プルーフオブキャピタル・ゼネラルパートナーのイディス・イェン氏

ポンプリアーノ氏は、広告主の立場からすると、リブラによって新しいファンディングが生まれることに関しては前向きだという見解を示した。フェイスブックはすでに数百という広告の出稿があり、リブラによって、それらはプラスの影響を受けるという論拠だ。

中国は将来的にデジタルマネー大国になる

議論は、「デジタルマネーの観点から、どの国が将来的に主導権を握るか」というテーマに移る。

ブラム氏とイェン氏は、中国の立場が強くなるという見解だ。ブラム氏は、「中国はデジタルマネーを税収増加のチャンスと見ている」と分析した。「中国はデジタルマネーでは技術的に先行しているし、大規模に実行する能力もある。順調にいけばアメリカに取って代わる可能性もある」(ブラム氏)

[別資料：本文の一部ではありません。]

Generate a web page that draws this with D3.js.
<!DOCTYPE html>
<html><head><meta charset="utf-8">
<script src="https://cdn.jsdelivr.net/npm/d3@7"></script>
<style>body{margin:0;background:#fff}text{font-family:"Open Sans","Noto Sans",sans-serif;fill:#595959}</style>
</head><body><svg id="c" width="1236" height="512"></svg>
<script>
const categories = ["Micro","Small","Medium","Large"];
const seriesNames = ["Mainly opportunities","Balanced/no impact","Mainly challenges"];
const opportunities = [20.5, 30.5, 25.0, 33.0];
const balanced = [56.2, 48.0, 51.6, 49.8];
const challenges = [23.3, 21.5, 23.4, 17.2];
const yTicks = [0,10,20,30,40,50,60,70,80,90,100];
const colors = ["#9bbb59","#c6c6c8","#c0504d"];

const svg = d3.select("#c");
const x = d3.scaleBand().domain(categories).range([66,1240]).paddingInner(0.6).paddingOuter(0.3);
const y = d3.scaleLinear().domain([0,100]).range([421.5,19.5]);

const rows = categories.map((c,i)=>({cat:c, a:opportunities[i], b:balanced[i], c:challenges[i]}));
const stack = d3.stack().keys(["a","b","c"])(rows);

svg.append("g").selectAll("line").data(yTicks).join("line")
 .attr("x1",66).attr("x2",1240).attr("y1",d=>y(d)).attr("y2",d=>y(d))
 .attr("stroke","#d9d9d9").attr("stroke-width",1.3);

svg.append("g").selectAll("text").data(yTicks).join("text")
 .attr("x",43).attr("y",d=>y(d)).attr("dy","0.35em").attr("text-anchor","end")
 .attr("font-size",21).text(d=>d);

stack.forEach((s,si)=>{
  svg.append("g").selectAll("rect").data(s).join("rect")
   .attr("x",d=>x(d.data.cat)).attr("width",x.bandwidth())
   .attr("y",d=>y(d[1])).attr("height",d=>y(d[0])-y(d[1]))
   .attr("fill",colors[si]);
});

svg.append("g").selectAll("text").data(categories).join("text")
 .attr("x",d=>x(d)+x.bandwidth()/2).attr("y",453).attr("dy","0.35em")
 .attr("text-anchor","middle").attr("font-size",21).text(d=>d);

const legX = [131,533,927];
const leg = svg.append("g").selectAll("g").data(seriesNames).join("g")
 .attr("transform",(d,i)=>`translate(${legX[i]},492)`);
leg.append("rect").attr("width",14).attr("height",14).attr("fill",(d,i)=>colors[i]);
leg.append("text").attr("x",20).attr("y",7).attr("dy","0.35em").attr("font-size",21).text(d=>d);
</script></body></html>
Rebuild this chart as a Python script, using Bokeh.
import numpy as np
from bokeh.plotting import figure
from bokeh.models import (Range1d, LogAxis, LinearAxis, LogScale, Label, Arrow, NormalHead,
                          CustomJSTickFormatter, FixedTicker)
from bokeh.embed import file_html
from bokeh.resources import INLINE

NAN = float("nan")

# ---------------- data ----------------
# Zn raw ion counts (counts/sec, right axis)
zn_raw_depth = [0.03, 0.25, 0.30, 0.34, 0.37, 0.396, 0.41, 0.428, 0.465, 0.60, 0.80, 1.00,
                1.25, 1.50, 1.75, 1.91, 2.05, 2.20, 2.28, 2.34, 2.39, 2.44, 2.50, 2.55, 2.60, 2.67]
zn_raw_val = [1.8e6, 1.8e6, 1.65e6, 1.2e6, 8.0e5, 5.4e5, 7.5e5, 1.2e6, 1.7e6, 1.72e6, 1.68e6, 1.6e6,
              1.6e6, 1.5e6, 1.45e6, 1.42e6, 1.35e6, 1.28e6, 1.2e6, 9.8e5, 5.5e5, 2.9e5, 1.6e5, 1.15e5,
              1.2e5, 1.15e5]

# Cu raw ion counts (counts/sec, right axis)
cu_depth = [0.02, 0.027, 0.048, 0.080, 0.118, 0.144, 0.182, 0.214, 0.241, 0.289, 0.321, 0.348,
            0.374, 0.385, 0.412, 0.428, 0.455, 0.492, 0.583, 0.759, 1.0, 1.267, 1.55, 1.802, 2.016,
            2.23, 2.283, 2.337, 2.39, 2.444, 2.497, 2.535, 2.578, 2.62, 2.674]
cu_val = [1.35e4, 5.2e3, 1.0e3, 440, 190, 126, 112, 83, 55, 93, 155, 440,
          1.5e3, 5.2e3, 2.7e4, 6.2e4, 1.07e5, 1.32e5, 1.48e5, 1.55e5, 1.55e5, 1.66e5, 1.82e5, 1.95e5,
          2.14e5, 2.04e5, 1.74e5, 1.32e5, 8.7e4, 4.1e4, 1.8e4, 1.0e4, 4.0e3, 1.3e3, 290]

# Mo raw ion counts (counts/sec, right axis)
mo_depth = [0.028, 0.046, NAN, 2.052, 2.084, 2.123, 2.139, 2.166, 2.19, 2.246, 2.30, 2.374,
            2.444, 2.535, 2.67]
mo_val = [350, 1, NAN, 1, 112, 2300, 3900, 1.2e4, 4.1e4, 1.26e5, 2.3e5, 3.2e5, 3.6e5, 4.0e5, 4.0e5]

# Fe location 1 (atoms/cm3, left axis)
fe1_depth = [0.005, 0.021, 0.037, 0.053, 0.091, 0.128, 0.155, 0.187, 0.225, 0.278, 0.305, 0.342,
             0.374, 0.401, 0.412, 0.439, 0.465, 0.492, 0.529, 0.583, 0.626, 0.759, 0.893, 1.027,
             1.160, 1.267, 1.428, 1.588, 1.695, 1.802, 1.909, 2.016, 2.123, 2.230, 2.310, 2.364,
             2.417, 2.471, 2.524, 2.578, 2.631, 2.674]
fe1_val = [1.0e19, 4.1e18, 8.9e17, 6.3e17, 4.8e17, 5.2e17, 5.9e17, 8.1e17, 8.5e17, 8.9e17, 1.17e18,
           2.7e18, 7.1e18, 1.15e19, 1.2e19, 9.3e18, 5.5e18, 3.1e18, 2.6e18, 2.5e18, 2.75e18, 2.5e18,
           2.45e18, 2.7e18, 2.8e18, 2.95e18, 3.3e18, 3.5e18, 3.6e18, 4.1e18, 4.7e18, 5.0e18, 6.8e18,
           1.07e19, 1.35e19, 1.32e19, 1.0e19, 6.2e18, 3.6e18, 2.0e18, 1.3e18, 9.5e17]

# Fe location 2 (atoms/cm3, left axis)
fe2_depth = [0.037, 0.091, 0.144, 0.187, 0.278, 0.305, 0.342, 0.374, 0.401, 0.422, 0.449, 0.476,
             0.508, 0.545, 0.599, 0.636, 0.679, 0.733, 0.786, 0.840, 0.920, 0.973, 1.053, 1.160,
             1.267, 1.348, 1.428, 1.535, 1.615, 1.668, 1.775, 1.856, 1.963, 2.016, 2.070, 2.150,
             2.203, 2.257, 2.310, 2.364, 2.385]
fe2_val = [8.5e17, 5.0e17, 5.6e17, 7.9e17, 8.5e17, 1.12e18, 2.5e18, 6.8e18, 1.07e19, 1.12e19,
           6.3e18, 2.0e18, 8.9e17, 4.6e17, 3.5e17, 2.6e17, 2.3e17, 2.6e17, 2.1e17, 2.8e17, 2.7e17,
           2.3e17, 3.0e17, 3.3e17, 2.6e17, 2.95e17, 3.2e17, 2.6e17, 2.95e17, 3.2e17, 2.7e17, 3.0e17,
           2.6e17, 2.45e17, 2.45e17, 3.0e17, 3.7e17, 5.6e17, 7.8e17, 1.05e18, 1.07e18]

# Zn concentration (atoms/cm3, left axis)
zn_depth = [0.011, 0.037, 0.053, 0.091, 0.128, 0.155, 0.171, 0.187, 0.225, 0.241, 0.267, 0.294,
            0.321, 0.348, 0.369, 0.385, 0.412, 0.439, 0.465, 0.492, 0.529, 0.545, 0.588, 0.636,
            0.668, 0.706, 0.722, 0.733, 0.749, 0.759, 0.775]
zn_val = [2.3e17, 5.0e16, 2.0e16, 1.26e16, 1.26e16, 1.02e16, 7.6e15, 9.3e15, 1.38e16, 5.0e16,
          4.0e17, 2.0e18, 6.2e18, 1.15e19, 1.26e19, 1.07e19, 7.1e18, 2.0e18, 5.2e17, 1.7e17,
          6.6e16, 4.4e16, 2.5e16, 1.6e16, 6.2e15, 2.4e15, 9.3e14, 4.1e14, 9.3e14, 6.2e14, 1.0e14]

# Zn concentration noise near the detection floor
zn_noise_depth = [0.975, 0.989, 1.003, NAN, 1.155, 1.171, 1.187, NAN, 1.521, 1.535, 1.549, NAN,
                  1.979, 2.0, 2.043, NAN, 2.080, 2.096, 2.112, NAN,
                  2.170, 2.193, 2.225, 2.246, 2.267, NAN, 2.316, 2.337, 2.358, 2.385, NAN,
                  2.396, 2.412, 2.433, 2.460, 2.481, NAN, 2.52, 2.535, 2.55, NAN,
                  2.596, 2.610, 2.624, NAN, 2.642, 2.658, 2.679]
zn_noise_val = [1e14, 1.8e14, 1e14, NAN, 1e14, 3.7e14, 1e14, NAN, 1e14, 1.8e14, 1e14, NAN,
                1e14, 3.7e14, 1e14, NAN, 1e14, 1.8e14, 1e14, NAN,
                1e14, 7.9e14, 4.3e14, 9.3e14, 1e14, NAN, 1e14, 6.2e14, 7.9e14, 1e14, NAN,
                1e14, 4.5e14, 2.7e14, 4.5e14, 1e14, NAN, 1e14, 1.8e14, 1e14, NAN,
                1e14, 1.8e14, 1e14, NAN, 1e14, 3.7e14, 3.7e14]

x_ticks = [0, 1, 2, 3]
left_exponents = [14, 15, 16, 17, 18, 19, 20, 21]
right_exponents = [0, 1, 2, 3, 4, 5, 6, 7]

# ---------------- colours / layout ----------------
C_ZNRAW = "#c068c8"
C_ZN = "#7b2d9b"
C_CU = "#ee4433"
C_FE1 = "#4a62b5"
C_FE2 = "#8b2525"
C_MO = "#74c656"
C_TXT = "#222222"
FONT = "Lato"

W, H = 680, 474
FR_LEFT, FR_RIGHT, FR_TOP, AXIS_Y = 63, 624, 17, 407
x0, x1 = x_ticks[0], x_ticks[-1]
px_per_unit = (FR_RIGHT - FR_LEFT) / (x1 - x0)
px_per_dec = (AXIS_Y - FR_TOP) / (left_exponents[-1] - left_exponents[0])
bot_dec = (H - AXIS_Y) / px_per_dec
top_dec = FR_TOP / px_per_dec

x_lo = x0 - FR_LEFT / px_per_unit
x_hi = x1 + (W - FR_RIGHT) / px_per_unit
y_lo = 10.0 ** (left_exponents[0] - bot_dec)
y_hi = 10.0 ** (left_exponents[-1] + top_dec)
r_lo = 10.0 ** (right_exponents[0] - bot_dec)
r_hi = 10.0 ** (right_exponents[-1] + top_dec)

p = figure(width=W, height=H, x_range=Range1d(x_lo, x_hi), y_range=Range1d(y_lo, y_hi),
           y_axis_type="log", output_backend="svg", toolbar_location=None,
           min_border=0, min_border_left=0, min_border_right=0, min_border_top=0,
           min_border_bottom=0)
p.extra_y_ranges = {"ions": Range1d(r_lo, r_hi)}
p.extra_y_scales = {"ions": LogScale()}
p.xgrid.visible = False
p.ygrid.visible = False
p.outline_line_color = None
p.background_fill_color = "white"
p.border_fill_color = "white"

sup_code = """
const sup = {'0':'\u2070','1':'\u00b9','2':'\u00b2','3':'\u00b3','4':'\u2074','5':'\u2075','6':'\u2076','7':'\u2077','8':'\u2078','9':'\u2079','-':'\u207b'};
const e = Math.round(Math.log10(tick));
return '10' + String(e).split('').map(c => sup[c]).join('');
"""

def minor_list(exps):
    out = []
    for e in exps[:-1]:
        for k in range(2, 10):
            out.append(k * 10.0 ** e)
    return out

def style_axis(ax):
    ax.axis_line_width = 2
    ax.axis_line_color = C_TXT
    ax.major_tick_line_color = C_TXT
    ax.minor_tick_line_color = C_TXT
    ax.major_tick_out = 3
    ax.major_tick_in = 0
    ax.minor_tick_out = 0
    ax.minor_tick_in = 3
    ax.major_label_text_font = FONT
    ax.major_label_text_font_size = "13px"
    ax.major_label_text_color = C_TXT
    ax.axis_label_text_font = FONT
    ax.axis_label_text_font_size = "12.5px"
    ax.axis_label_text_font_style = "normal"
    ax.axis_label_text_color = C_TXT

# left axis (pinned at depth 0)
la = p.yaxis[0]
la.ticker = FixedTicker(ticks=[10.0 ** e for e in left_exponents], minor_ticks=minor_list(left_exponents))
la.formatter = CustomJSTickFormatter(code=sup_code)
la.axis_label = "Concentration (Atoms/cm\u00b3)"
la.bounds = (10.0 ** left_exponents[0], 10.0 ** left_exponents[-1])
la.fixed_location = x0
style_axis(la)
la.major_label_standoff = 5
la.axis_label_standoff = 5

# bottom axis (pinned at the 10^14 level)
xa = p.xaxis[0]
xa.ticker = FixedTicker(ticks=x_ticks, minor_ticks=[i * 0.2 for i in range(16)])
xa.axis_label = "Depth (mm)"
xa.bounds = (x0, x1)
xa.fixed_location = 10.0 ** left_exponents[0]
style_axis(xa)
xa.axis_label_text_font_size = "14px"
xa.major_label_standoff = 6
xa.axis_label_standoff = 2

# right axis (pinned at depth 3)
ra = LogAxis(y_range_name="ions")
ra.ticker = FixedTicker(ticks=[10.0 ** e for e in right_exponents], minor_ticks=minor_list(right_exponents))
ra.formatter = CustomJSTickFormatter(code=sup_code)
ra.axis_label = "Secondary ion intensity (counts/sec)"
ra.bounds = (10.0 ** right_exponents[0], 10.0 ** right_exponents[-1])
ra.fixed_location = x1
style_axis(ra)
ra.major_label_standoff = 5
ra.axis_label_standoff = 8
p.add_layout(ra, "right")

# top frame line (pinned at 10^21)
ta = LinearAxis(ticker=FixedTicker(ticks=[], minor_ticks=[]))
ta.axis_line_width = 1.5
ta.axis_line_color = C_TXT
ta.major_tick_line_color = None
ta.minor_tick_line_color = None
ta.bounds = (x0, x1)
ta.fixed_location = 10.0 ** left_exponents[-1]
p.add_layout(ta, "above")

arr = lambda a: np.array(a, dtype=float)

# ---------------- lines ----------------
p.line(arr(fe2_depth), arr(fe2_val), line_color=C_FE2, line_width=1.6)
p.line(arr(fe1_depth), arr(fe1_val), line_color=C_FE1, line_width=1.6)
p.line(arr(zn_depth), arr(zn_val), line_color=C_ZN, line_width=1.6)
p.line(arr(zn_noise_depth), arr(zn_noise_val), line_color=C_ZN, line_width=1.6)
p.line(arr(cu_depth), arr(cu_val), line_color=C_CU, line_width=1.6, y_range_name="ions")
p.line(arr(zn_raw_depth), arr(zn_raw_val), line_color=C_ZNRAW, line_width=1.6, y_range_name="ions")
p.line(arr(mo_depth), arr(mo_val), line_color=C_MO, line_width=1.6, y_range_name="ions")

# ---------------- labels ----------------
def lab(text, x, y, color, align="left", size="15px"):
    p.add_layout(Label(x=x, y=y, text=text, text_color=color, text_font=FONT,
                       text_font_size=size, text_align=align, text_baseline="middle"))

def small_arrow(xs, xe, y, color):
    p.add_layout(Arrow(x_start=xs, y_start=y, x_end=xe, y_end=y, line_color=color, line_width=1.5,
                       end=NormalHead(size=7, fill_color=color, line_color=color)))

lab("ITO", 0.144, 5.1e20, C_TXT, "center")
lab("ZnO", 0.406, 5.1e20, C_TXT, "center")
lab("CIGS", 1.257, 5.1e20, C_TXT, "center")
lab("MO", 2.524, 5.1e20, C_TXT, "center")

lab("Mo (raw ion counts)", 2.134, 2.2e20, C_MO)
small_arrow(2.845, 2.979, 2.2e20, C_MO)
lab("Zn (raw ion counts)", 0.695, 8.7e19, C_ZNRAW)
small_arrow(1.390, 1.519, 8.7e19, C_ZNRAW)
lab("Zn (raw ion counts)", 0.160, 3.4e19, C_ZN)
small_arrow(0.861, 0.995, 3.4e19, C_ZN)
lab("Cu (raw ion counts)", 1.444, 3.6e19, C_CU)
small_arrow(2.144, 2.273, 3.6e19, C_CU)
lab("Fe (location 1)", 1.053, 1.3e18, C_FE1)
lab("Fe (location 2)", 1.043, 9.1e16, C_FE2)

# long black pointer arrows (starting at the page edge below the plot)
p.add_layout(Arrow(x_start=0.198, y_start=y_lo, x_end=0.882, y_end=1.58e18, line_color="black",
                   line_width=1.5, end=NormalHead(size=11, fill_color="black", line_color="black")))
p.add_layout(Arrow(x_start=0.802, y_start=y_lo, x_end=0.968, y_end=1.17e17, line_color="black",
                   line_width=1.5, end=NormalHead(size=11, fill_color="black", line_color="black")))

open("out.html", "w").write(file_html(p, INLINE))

一方、イェン氏は中国政府ではなく企業を評価した。中国政府は、課税対象としてコントロールできないという理由で、ビットコインを排除した。結果として、中国のブロックチェーン企業は同国内にとどまらず、インドや東南アジアに進出し、高い技術力を身に付けた。企業力という点でも、中国は今やアメリカに並び立つ存在になっているという。

決済のデジタル化が進まない理由はプライバシー

最後のテーマは、「デジタル決済の利点が分かっていながら、なぜシステムは移行しないのか」ということだ。

ジョーンズ氏は、「既存のシステムを少し修正するだけで決済のデジタル化は可能だ」と話す。それでも人々が現金を手放さないのは、「現金が持つ匿名性」が重視されているからだという。決済の記録が残ることは、仮想通貨や電子マネーのマイナス面になる。政府が取り締まりのために、この記録を利用することが分かっているので、利用する人々は決済に慎重になってしまう。

そんな中で、すでにデジタル決済を実現し、広く受け入れられている企業はいいポジションにつけているとジョーンズ氏は述べる。その好例にJRのSuicaを挙げ、評価した。

シンギュラリティ大学・共同出資者のリース・ジョーンズ氏

ビットコインに期待半分。リブラと米ドルには弱気

セッションのまとめとして、司会のリャオ氏はパネリストに対し、仮想通貨に対する今後の期待感を聞いた。ジョーンズ氏とポプリアーノ氏はビットコインには期待していると即答。一方、イェン氏とポンプリアーノ氏は仮想通貨に関して中立だと述べる。さらにポンプリアーノ氏が「ビットコインはともかく、リブラについては弱気だ」という見解を示すと、他のパネリストもおおむね同調した。

最後にリャオ氏が、米ドルに対して同様に意見を求めると、満場一致で弱気と即答。微妙な笑いに包まれ、セッションは幕を閉じた。